Eine andere rechtliche Bewertung rechtfertigt sich des Weiteren auch nicht im Hinblick auf die vom Antragsgegner erhobenen Einwände, es sei noch ungewiss, ob im Jahre 2009/10 der Lateinunterricht am Roland-Gymnasium in B. tatsächlich stattfinden könne, weil die Latein-Lehrerin bis dahin die Schule womöglich verlassen habe, ferner könne derzeit noch keine Garantie dafür übernommen werden, dass sich die Antragstellerin dann tatsächlich für das Fach Latein entscheide und derzeit stehe auch noch nicht fest, ob die Antragstellerin später einmal ein Studium aufnehme, für welches das (Kleine oder Große) Latinum Voraussetzung sei. Auch auf diese vom Antragsgegner angeführten Erwägungen und Bedenken kommt es letztlich nicht entscheidend an, weil es sich hierbei - in der Natur der Sache liegend - um in der Zukunft liegende ungewisse Ereignisse handelt, von denen der Anspruch auf Aufnahme an der Schule in B. nicht abhängig gemacht werden kann.

Soweit der Antragsgegner in seiner Beschwerdeschrift schließlich auf den Beschluss des 2. Senats des Oberverwaltungsgerichts vom 8. August 2001 (a. a. O.) verweist und anführt, in der genannten Entscheidung sei nicht als "besonderer Grund" anerkannt worden, dass an dem Gymnasium, an welchem der Schüler die Aufnahme begehrte, das Fach "Informatik" angeboten worden sei, vermag er hiermit nicht durchzudringen. Aus den Gründen des Beschlusses geht unzweideutig hervor, dass auch an dem Gymnasium, dem der Schüler zugeordnet war, das Unterrichtsfach "Medienwelt/Informatik" angeboten wurde und zwar auch "in (einem) vergleichbaren Umfang bei vergleichbarer Ausstattung". Im vorliegenden Fall verhält es sich indes - wie bereits erwähnt - anders; an dem Europa-Gymnasium in G. wird das Fach "Latein" nicht unterrichtet, während dies an dem Roland-Gymnasium in B. der Fall ist.
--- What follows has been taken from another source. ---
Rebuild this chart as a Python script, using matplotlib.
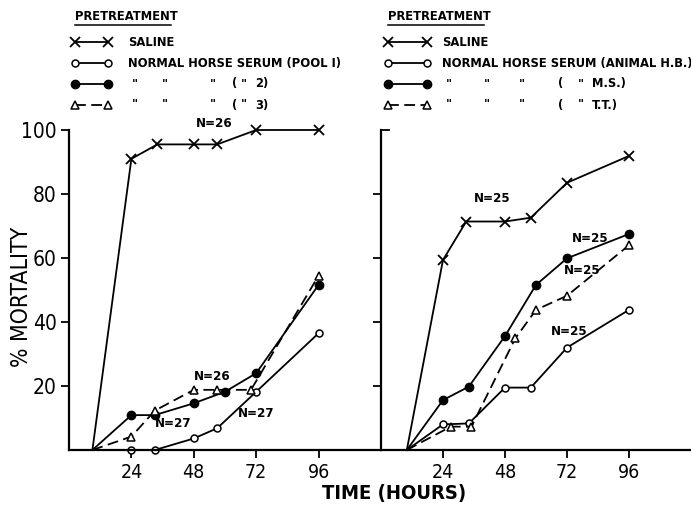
import matplotlib
matplotlib.use('Agg')
import matplotlib.pyplot as plt
from matplotlib.lines import Line2D

# --- data (hours, % mortality) ---
left_saline_h = [9, 24, 34, 48, 57, 72, 96]
left_saline = [0, 91, 95.5, 95.5, 95.5, 100, 100]
left_pool1_h = [9, 24, 33, 48, 57, 72, 96]
left_pool1 = [0, 0, 0, 3.6, 6.8, 18.2, 36.5]
left_pool2_h = [9, 24, 33, 48, 60, 72, 96]
left_pool2 = [0, 10.9, 10.9, 14.6, 18.2, 24, 51.6]
left_pool3_h = [9, 24, 33, 48, 57, 70, 96]
left_pool3 = [0, 4.2, 12.3, 18.8, 18.8, 18.8, 54.5]

right_saline_h = [10, 24, 33, 48, 58, 72, 96]
right_saline = [0, 59.4, 71.4, 71.4, 72.6, 83.5, 91.9]
right_hb_h = [10, 24, 34, 48, 58, 72, 96]
right_hb = [0, 8, 8.3, 19.5, 19.5, 32, 43.8]
right_ms_h = [10, 24, 34, 48, 60, 72, 96]
right_ms = [0, 15.6, 19.8, 35.6, 51.6, 59.9, 67.5]
right_tt_h = [10, 27, 35, 52, 60, 72, 96]
right_tt = [0, 7.3, 7.3, 34.9, 43.8, 48.2, 64]

left_notes = [("N=26", 56, 102), ("N=26", 55, 23), ("N=27", 40, 8.4), ("N=27", 72, 11.5)]
right_notes = [("N=25", 43, 78.7), ("N=25", 81, 66), ("N=25", 78, 56), ("N=25", 73, 37)]

x_ticks = [24, 48, 72, 96]
y_ticks = [20, 40, 60, 80, 100]

plt.rcParams['font.family'] = ['DejaVu Sans']
plt.rcParams['font.stretch'] = 'condensed'
W, H = 691, 508

fig = plt.figure(figsize=(W / 100, H / 100), dpi=100)
ax1 = fig.add_axes([69 / W, 58 / H, 312 / W, 320 / H])
ax2 = fig.add_axes([381 / W, 58 / H, 310 / W, 320 / H])

lw = 1.3
saline_kw = dict(color='black', lw=lw, marker='x', ms=6.5, mew=1.3)
open_kw = dict(color='black', lw=lw, marker='o', ms=5, mfc='white', mew=1.1)
fill_kw = dict(color='black', lw=lw, marker='o', ms=6)
tri_kw = dict(color='black', lw=lw, marker='^', ms=6, mfc='white', mew=1.1, dashes=(6, 3))

for ax, sets in [
    (ax1, [(left_saline_h, left_saline, saline_kw), (left_pool1_h, left_pool1, open_kw),
           (left_pool2_h, left_pool2, fill_kw), (left_pool3_h, left_pool3, tri_kw)]),
    (ax2, [(right_saline_h, right_saline, saline_kw), (right_hb_h, right_hb, open_kw),
           (right_ms_h, right_ms, fill_kw), (right_tt_h, right_tt, tri_kw)]),
]:
    for h, v, kw in sets:
        # first point (start of the curve) carries no marker
        ax.plot(h, v, **kw, markevery=list(range(1, len(h))), clip_on=False)
    ax.set_xlim(0, 120)
    ax.set_ylim(0, 100)
    ax.spines['top'].set_visible(False)
    ax.spines['right'].set_visible(False)
    ax.spines['left'].set_linewidth(1.6)
    ax.spines['bottom'].set_linewidth(1.6)
    ax.set_xticks(x_ticks)
    ax.set_xticklabels([str(t) for t in x_ticks], fontsize=14)
    ax.set_yticks(y_ticks)
    ax.tick_params(direction='out', length=6, width=1.3, pad=3)
    ax.set_facecolor('none')

ax1.set_yticklabels([str(t) for t in y_ticks], fontsize=15)
ax2.set_yticks([20, 40, 60, 80])
ax2.set_yticklabels([])
ax2.axhline(100, xmin=0, xmax=0.025, color='black', lw=1.3, clip_on=False)

for ax, notes in [(ax1, left_notes), (ax2, right_notes)]:
    for txt, h, v in notes:
        ax.text(h, v, txt, fontsize=9.5, fontweight='bold',
                ha='center', va='center', clip_on=False)

fig.text(22 / W, 1 - 297 / H, '% MORTALITY', rotation=90,
         fontsize=16.5, ha='center', va='center')
fig.text(394 / W, 1 - 494 / H, 'TIME (HOURS)', fontsize=14.5,
         fontweight='bold', ha='center', va='center')

# --- legends drawn in pixel space ---
lg = fig.add_axes([0, 0, 1, 1])
lg.set_xlim(0, W)
lg.set_ylim(H, 0)
lg.axis('off')
lg.set_facecolor('none')

rows = [42, 63, 84, 105]
styles = [saline_kw, open_kw, fill_kw, tri_kw]
fs = 9.3
for x0, x1, tx, ditto_x, last in [
    (75, 108, 128, [132, 162, 210, 232, 241], ['NORMAL HORSE SERUM (POOL I)', '2)', '3)']),
    (388, 427, 442, [446, 484, 519, 558, 578], ['NORMAL HORSE SERUM (ANIMAL H.B.)', 'M.S.)', 'T.T.)']),
]:
    lg.text(x0, 17, 'PRETREATMENT', fontsize=fs, fontweight='bold', va='center')
    lg.add_line(Line2D([x0, x0 + 96], [25, 25], color='black', lw=1.1))
    for y, kw in zip(rows, styles):
        lg.add_line(Line2D([x0, x1], [y, y], **kw))
    lg.text(tx, rows[0], 'SALINE', fontsize=fs, fontweight='bold', va='center')
    lg.text(tx, rows[1], last[0], fontsize=fs, fontweight='bold', va='center')
    for y, end in zip(rows[2:], last[1:]):
        for dx in ditto_x[:3]:
            lg.text(dx, y, '"', fontsize=fs, fontweight='bold', va='center')
        lg.text(ditto_x[3], y, '(', fontsize=fs, fontweight='bold', va='center')
        lg.text(ditto_x[4], y, '"', fontsize=fs, fontweight='bold', va='center')
        lg.text(ditto_x[4] + 14, y, end, fontsize=fs, fontweight='bold', va='center')

fig.savefig('out.png', dpi=100)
Dass gewichtige Gründe der Schulorganisation der Beschulung der Antragstellerin am Roland-Gymnasium in B. entgegenstehen und dadurch das der Schaffung von Schuleinzugsbereichen zugrunde liegende Ordnungsprinzip in erheblicher Weise entwertet würde, ist hingegen weder vorgetragen noch ersichtlich. Allein die Überlegung, dass sich auch andere Eltern auf die von der Antragstellerin bzw. ihren Eltern geltend gemachten Gründe berufen könnten, vermag als solche nicht schon die Annahme zu begründen, die mit der Aufnahme der Antragstellerin am Roland-Gymnasium in B. bedingten Schwierigkeiten seien nicht mit geeigneten organisatorischen Mitteln aufzufangen. Hierfür fehlt es an einem hinreichend substantiierten Vortrag.

Die Kostenentscheidung folgt aus § 154 Abs. 2 VwGO.

Die Streitwertfestsetzung beruht auf §§ 53 Abs. 3 Nr. 1, 52 Abs. 2, 47 Abs. 1 Satz 1 GKG, wobei der Senat eine Reduzierung des Streitwertes für das vorläufige Rechtsschutzverfahren im Hinblick auf die faktische Vorwegnahme der Hauptsache nicht als angemessen erachtet (vgl. Ziff. 1.5 Satz 2 d. Streitwertkatalogs für die Verwaltungsgerichtsbarkeit vom 7./8. Juli 2004 - abgedr. in Kopp/Schenke, VwGO 14. Aufl. Anh. § 164).

Der Beschluss ist unanfechtbar, § 152 Abs. 1 VwGO i. V. m. §§ 66 Abs. 3 Satz 3 GKG.